In April 1861, the American Civil War began with the Battle of Fort Sumter in the nearby Charleston Harbor, and Smalls began to have seeds of escape planted in his mind upon first seeing the Union naval blockade, only seven miles northward. A little over one year later, after two weeks of supplying various island points, the C.S.S Planter, the ship Smalls was stationed upon, would come to rest on the Charleston docks for one night. Smalls and a crew composed of fellow slaves, in the absence of the white captain and his two mates, slipped the cotton steamer off the dock, picked up family members nearby, and sailed out into the open sea past multiple Confederate checkpoints–including Fort Sumter–and surrendered their ship to the Union checkpoint. The only way to describe these actions would be heroic, put best by Thomas Davis, a security guard here as Elkhart High School, “In a time where, as a slave, you could be killed for doing anything like this, for him to do what he did was very brave, very heroic, and there’s a large amount of grit there that needs to be recognized.” This is the most talked about portion of Smalls’ life–these four, small hours–but he would go on to do many more things of note in his lifetime. 
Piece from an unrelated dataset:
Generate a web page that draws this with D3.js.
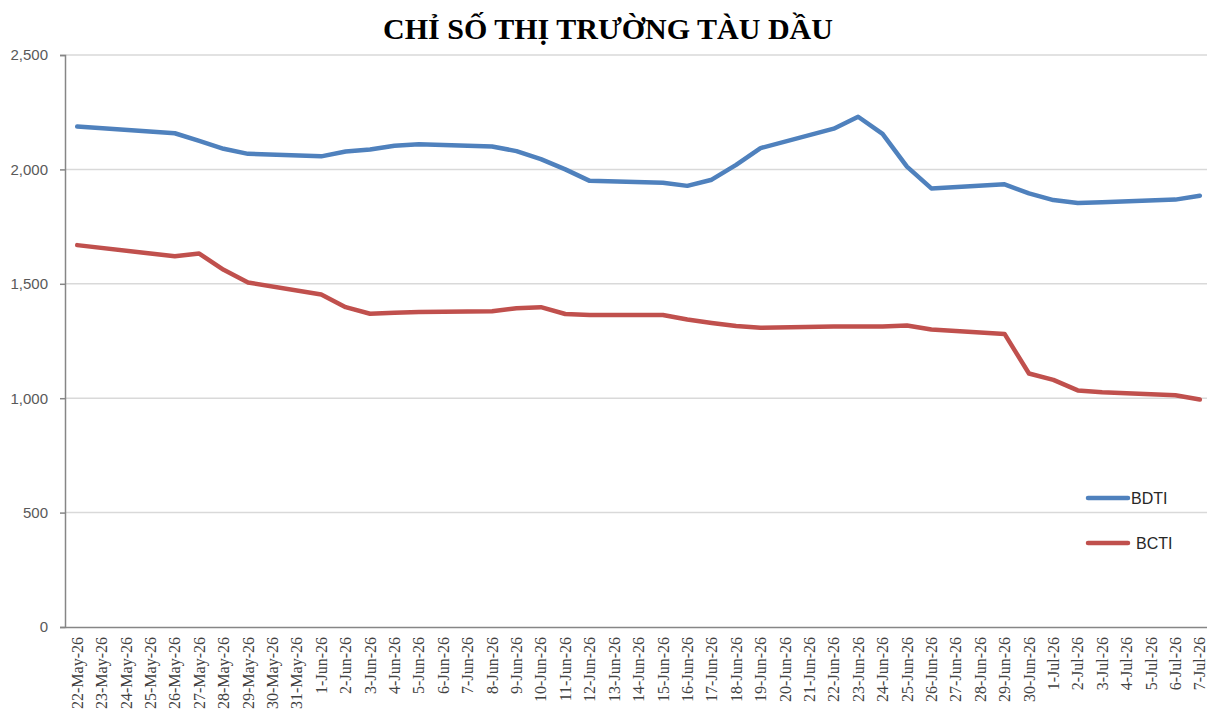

Smalls may not have had the funds to purchase his family’s freedom, but upon being taken in by the Union, Congress passed a private bill authorizing the Navy to appraise the Planter and award Smalls and his crew half the proceeds for “rescuing her from the enemies of the Government.” Smalls would receive $1,500, the modern-day equivalent of just over $34,000, though his pay should have been substantially higher. Smalls would go on to pilot as part of Admiral Du Pont’s South Atlantic Blockading Squadron, engaging in approximately 17 military actions until the war’s end in 1865.

After the war, Smalls would become a first-generation Black politician, serving in the South Carolina state assembly and then senate, and for five nonconsecutive terms in the U.S. House of Representatives (1874-1886) as a Republican, before watching his state roll back Reconstruction. He was a large advocate for African-Americans’ political rights and ability to enlist and recruit black soldiers, having famously said, “My race needs no special defense for the past history of them and this country. It proves them to be the equal of any people anywhere. All they need is an equal chance in the battle of life.” He passed on Feb. 22, 1915, in Beaufort, in the same house he was born behind as a slave.